LONDON- Oman's bonds have dropped after a downgrade from Fitch on Monday night that has taken the sovereign close to high-yield territory.
Oman's 2027s are off around 0.33pt at 101.189, according to Tradeweb, and its 2047s are down 0.25pt at 99.581, after Fitch downgraded Oman to BBB- from BBB. The outlook is negative.
The ratings agency expects Oman's budget deficit to remain one of the biggest among Fitch-rated sovereigns at an expected 12.8 percent of GDP in 2017. Fitch estimates Oman's fiscal breakeven Brent oil price at around $83, well above the current level at around $65, according to Thomson Reuters data.
Trieu Pham, analyst at MUFG, expects follow through rating actions on Omani government-related entities, banks and corporates.
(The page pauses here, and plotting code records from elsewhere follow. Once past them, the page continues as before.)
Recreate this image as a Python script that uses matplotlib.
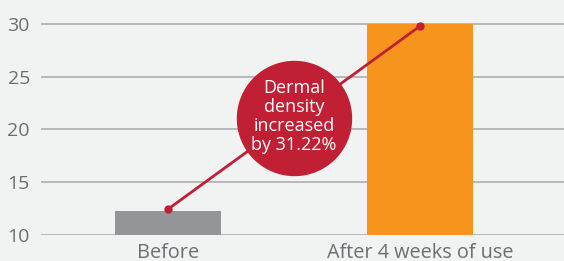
import matplotlib.pyplot as plt

# chart data
categories = ["Before", "After 4 weeks of use"]
bar_values = [12.27, 30.0]
line_values = [12.45, 29.8]
yticks = [10, 15, 20, 25, 30]
callout = "Dermal\ndensity\nincreased\nby 31.22%"

bg = "#f1f2f2"
plt.rcParams['font.family'] = ['Open Sans', 'DejaVu Sans']

fig = plt.figure(figsize=(5.64, 2.61), dpi=100, facecolor=bg)
ax = fig.add_axes([41 / 564, 26 / 261, 523 / 564, 235 / 261], facecolor=bg)

x = list(range(len(categories)))
ax.bar(x, bar_values, width=0.42, color=["#939598", "#f7941d"], zorder=2)
ax.plot(x, line_values, color="#c11f33", lw=2, marker="o", ms=5, zorder=3)

# callout bubble
ax.scatter([0.5], [21.1], s=(114 * 0.72) ** 2, color="#c11f33", zorder=4)
ax.text(0.5, 21.2, callout, color="white", ha="center", va="center",
        fontsize=13, linespacing=1.08, zorder=5)

ax.set_xlim(-0.504, 1.571)
ax.set_ylim(10, 32.27)
ax.set_yticks(yticks)
ax.set_xticks(x)
ax.set_xticklabels(categories)
ax.grid(axis="y", color="#b3b3b3", lw=1.3, zorder=1)
ax.tick_params(length=0, labelsize=14, colors="#6d6e71", pad=8)
ax.tick_params(axis="x", labelsize=14.3, pad=6)
for s in ax.spines.values():
    s.set_visible(False)

fig.savefig("out.png", dpi=100, facecolor=bg)
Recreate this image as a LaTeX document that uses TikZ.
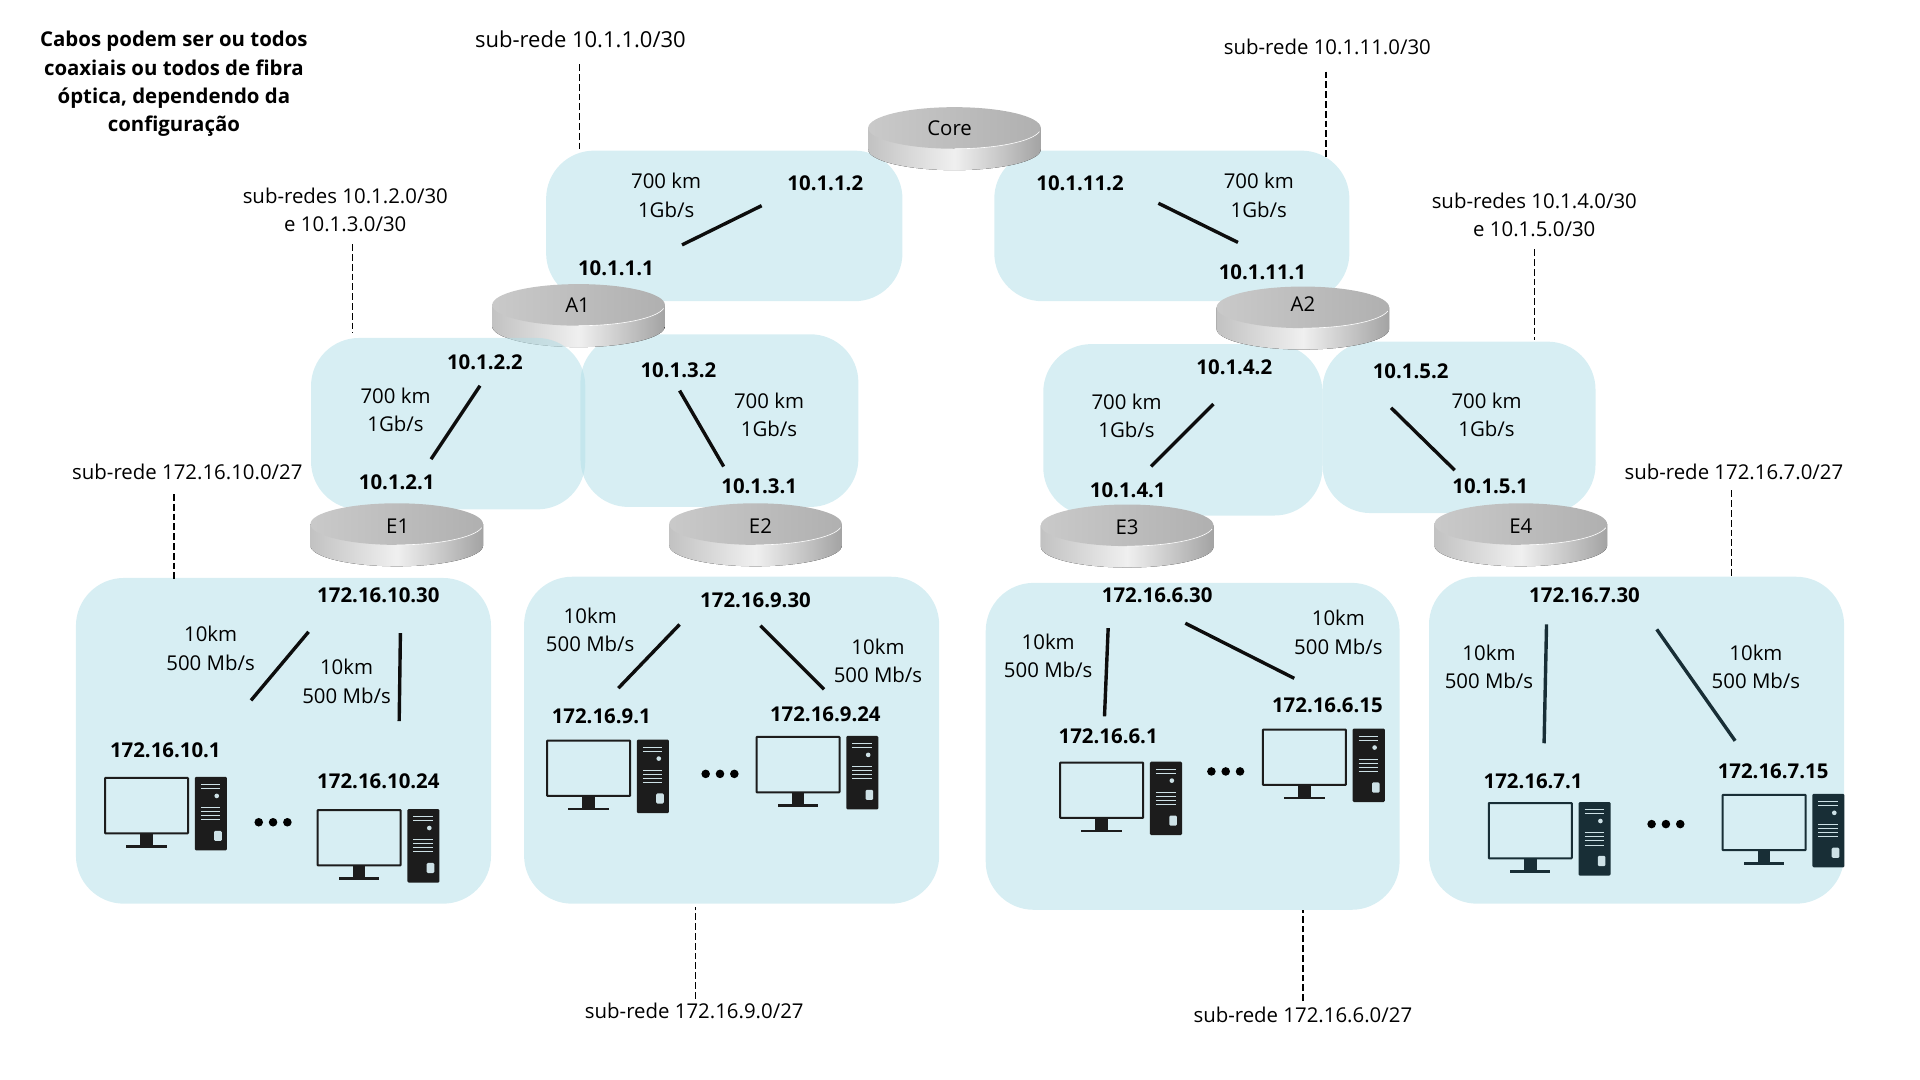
\documentclass[tikz,border=0pt]{standalone}
\usepackage{fontspec}
\setmainfont{Open Sans}
\usetikzlibrary{shapes.geometric,positioning,fit,calc}
\definecolor{subnetblue}{RGB}{176,222,231}
\definecolor{iconblack}{RGB}{28,28,28}
\definecolor{iconteal}{RGB}{24,46,54}
\definecolor{icondetail}{RGB}{205,225,230}

\tikzset{
    txt/.style={font=\fontsize{10.2}{14.1}\selectfont, align=center, inner sep=0pt, yshift=-0.3pt},
    iplabel/.style={font=\fontsize{10.2}{14.1}\selectfont\bfseries, inner sep=0pt, yshift=-0.6pt},
    blob/.style={fill=subnetblue, fill opacity=0.5, rounded corners=24pt, inner sep=0pt},
    cable/.style={line width=1.7pt, draw=black!95, yshift=0.6pt},
    leader/.style={line width=0.65pt, dash pattern=on 3.4pt off 1.5pt},
    disctop/.style={ellipse, minimum width=86.3pt, minimum height=20.8pt, inner sep=0pt,
        left color=black!21, right color=black!31, font=\fontsize{10.2}{12}\selectfont},
    discside/.style={left color=black!24, right color=black!36, middle color=black!6},
}

% router disc: name, x, y, label
\newcommand{\routerdisc}[4]{
    \fill[discside] (#2,#3) ++(-43.16pt,0) -- ++(0,-10.7pt)
        arc[start angle=180, end angle=360, x radius=43.16pt, y radius=10.41pt] -- ++(0,10.7pt) -- cycle;
    \node[disctop] (#1) at (#2,#3) {#4};
    \draw[white, line width=0.3pt] (#2,#3) ++(0pt,-10.41pt)
        arc[start angle=270, end angle=350, x radius=43.16pt, y radius=10.41pt];
}

% label moved up or down inside its disc
\newcommand{\disclabel}[2]{\raisebox{#1}[7.5pt][0pt]{#2}}

% computer: x, y (top left of monitor), colour
\newcommand{\pcicon}[3]{
    \begin{scope}[shift={(#1,#2)}]
        \draw[#3, line width=1pt, rounded corners=0.3pt] (0.8,0.8) rectangle (68.6,46);
        \fill[#3] (29.4,46) rectangle (39.8,55.5);
        \fill[#3] (18,55.5) rectangle (51.2,57.7);
        \fill[#3, rounded corners=0.6pt] (74.1,0) rectangle (100.3,60);
        \draw[icondetail, line width=0.4pt] (79,6.3) -- (95,6.3) (79,9.3) -- (95,9.3);
        \draw[icondetail, line width=0.4pt] (79,25) -- (95,25) (79,28.3) -- (95,28.3) (79,31.6) -- (95,31.6) (79,35) -- (95,35);
        \fill[icondetail] (92,15.5) circle (1.9);
        \fill[icondetail, rounded corners=0.6pt] (89.9,44) rectangle (96.1,52.3);
    \end{scope}
}

% three dots between computers
\newcommand{\pcdots}[2]{
    \foreach \dotx in {-11.7,0,11.7} \fill[black] (#1+\dotx,#2) circle (3.5);
}

\begin{document}
\begin{tikzpicture}[x=0.61224pt, y=-0.61224pt]
\useasboundingbox (0,0) rectangle (1568,882);

% Backbone links and the blobs under the discs
\node[blob, fit={(446,123) (737,246)}] (netCoreA) {};
\node[blob, fit={(812,123) (1102,246)}] (netCoreB) {};
\node[blob, fit={(474,273) (701,414)}] (netAoneEtwo) {};
\node[blob, fit={(852,281) (1080,421)}] (netAtwoEthree) {};
\node[blob, fit={(1080,279) (1303,419)}] (netAtwoEfour) {};

% Core and aggregation discs
\routerdisc{core}{779.5}{104.5}{Core\hspace*{4.9pt}}
\routerdisc{aone}{472.5}{249}{\disclabel{0pt}{A1}\hspace*{1pt}}
\routerdisc{atwo}{1064}{251}{\disclabel{1.6pt}{A2}}

% This one lies over A1
\node[blob, fit={(254,276) (478,416)}] (netAoneEone) {};

% Edge discs
\routerdisc{eone}{324}{428}{\hspace*{1pt}\disclabel{-1.2pt}{E1}}
\routerdisc{etwo}{617}{428}{\hspace*{4.9pt}\disclabel{-1.2pt}{E2}}
\routerdisc{ethree}{920.5}{429}{\disclabel{-0.6pt}{E3}}
\routerdisc{efour}{1242}{428}{\disclabel{-1.2pt}{E4}}

% LANs
\node[blob, fit={(62,472) (401,738)}] (lanEone) {};
\node[blob, fit={(428,471) (767,738)}] (lanEtwo) {};
\node[blob, fit={(805,476) (1143,743)}] (lanEthree) {};
\node[blob, fit={(1167,471) (1506,738)}] (lanEfour) {};

% Note
\node[txt, font=\fontsize{10.2}{14.1}\selectfont\bfseries] (note) at (142,68) {Cabos podem ser ou todos\\coaxiais ou todos de fibra\\óptica, dependendo da\\configuração};

% Subnet labels
\node[txt, font=\fontsize{11}{14.1}\selectfont] (subA) at (474,32) {sub-rede 10.1.1.0/30};
\node[txt] (subB) at (1084,38) {sub-rede 10.1.11.0/30};
\node[txt] (subC) at (282,171) {sub-redes 10.1.2.0/30\\e 10.1.3.0/30};
\node[txt] (subD) at (1253,175) {sub-redes 10.1.4.0/30\\e 10.1.5.0/30};
\node[txt] (subE) at (153,385) {sub-rede 172.16.10.0/27};
\node[txt] (subF) at (1416,385) {sub-rede 172.16.7.0/27};
\node[txt] (subG) at (567,825) {sub-rede 172.16.9.0/27};
\node[txt] (subH) at (1064,828) {sub-rede 172.16.6.0/27};

% Free ends of the leaders
\coordinate (tipA) at (473,123);
\coordinate (tipB) at (1083,129);
\coordinate (tipC) at (288,272);
\coordinate (tipD) at (1253,278);
\coordinate (tipE) at (142,474);
\coordinate (tipF) at (1414,471);
\coordinate (tipG) at (568,741);
\coordinate (tipH) at (1064,743);

\draw[leader] ([shift={(-1,20)}]subA.center) -- (tipA);
\draw[leader] ([shift={(-1,20)}]subB.center) -- (tipB);
\draw[leader] ([shift={(6,28)}]subC.center) -- (tipC);
\draw[leader] ([shift={(0,28)}]subD.center) -- (tipD);
\draw[leader] ([shift={(-11,18)}]subE.center) -- (tipE);
\draw[leader] ([shift={(-2,15)}]subF.center) -- (tipF);
\draw[leader] ([shift={(1,-10)}]subG.center) -- (tipG);
\draw[leader] ([shift={(0,-11)}]subH.center) -- (tipH);

% Link data
\node[txt] (rateA) at (544,159) {700 km\\1Gb/s};
\node[txt] (rateB) at (1028,159) {700 km\\1Gb/s};
\node[txt] (rateC) at (323,334) {700 km\\1Gb/s};
\node[txt] (rateD) at (628,338) {700 km\\1Gb/s};
\node[txt] (rateE) at (920,339) {700 km\\1Gb/s};
\node[txt] (rateF) at (1214,338) {700 km\\1Gb/s};
\node[txt] (rateG) at (172,529) {10km\\500 Mb/s};
\node[txt] (rateH) at (283,556) {10km\\500 Mb/s};
\node[txt] (rateI) at (482,514) {10km\\500 Mb/s};
\node[txt] (rateJ) at (717,539) {10km\\500 Mb/s};
\node[txt] (rateK) at (856,535) {10km\\500 Mb/s};
\node[txt] (rateL) at (1093,516) {10km\\500 Mb/s};
\node[txt] (rateM) at (1216,544) {10km\\500 Mb/s};
\node[txt] (rateN) at (1434,544) {10km\\500 Mb/s};

% Addresses
\node[iplabel] (ipA) at (674,149) {10.1.1.2};
\node[iplabel] (ipB) at (503,218) {10.1.1.1};
\node[iplabel] (ipC) at (882,149) {10.1.11.2};
\node[iplabel] (ipD) at (1031,221) {10.1.11.1};
\node[iplabel] (ipE) at (396,295) {10.1.2.2};
\node[iplabel] (ipF) at (324,393) {10.1.2.1};
\node[iplabel] (ipG) at (554,301) {10.1.3.2};
\node[iplabel] (ipH) at (620,396) {10.1.3.1};
\node[iplabel] (ipI) at (1008,299) {10.1.4.2};
\node[iplabel] (ipJ) at (921,399) {10.1.4.1};
\node[iplabel] (ipK) at (1152,302) {10.1.5.2};
\node[iplabel] (ipL) at (1217,396) {10.1.5.1};

\node[iplabel] (hostA) at (309,485) {172.16.10.30};
\node[iplabel] (hostB) at (135,612) {172.16.10.1};
\node[iplabel] (hostC) at (309,637) {172.16.10.24};
\node[iplabel] (hostD) at (617,489) {172.16.9.30};
\node[iplabel] (hostE) at (491,584) {172.16.9.1};
\node[iplabel] (hostF) at (674,582) {172.16.9.24};
\node[iplabel] (hostG) at (945,485) {172.16.6.30};
\node[iplabel] (hostH) at (905,600) {172.16.6.1};
\node[iplabel] (hostI) at (1084,575) {172.16.6.15};
\node[iplabel] (hostJ) at (1294,485) {172.16.7.30};
\node[iplabel] (hostK) at (1252,637) {172.16.7.1};
\node[iplabel] (hostL) at (1448,629) {172.16.7.15};

% Cables
\draw[cable] ([shift={(54,-19)}]ipB.center) -- ([shift={(-52,18)}]ipA.center);
\draw[cable] ([shift={(64,16)}]ipC.center) -- ([shift={(-20,-24)}]ipD.center);
\draw[cable] ([shift={(-4,19)}]ipE.center) -- ([shift={(28,-19)}]ipF.center);
\draw[cable] ([shift={(1,17)}]ipG.center) -- ([shift={(-29,-16)}]ipH.center);
\draw[cable] ([shift={(-17,30)}]ipI.center) -- ([shift={(19,-19)}]ipJ.center);
\draw[cable] ([shift={(-16,30)}]ipK.center) -- ([shift={(-29,-13)}]ipL.center);

\draw[cable] ([shift={(-57,30)}]hostA.center) -- ([shift={(70,-41)}]hostB.center);
\draw[cable] ([shift={(18,31)}]hostA.center) -- ([shift={(17,-49)}]hostC.center);
\draw[cable] ([shift={(-62,20)}]hostD.center) -- ([shift={(14,-23)}]hostE.center);
\draw[cable] ([shift={(4,21)}]hostD.center) -- ([shift={(-1,-20)}]hostF.center);
\draw[cable] ([shift={(-40,27)}]hostG.center) -- ([shift={(-3,-16)}]hostH.center);
\draw[cable] ([shift={(23,23)}]hostG.center) -- ([shift={(-27,-22)}]hostI.center);
\draw[cable, draw=iconteal] ([shift={(-31,24)}]hostJ.center) -- ([shift={(9,-31)}]hostK.center);
\draw[cable, draw=iconteal] ([shift={(59,28)}]hostJ.center) -- ([shift={(-31,-25)}]hostL.center);

% Computers
\pcicon{85}{634.5}{iconblack}
\pcicon{258.6}{660.7}{iconblack}
\pcdots{223}{671.5}
\pcicon{446}{604}{iconblack}
\pcicon{617}{601}{iconblack}
\pcdots{588}{632}
\pcicon{865}{622}{iconblack}
\pcicon{1030.6}{595}{iconblack}
\pcdots{1001}{630}
\pcicon{1215}{655}{iconteal}
\pcicon{1406}{648.3}{iconteal}
\pcdots{1360.5}{673}

\end{tikzpicture}
\end{document}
"We highlight that Oman and Omani GREs are the only GCC credits eligible for EMBI inclusion and think that further downgrade risk notably at Moody's (Baa2) and Fitch (BBB-) could result in forced selling," said Pham.
Oman is rated BB by S&P.
The sovereign has issued in conventional and sukuk format this year. It drew $16.7 billion of demand for its $5 billion offering of five, 10 and 30-year paper in March, and almost $7 billion of orders for a seven-year sukuk transaction in May.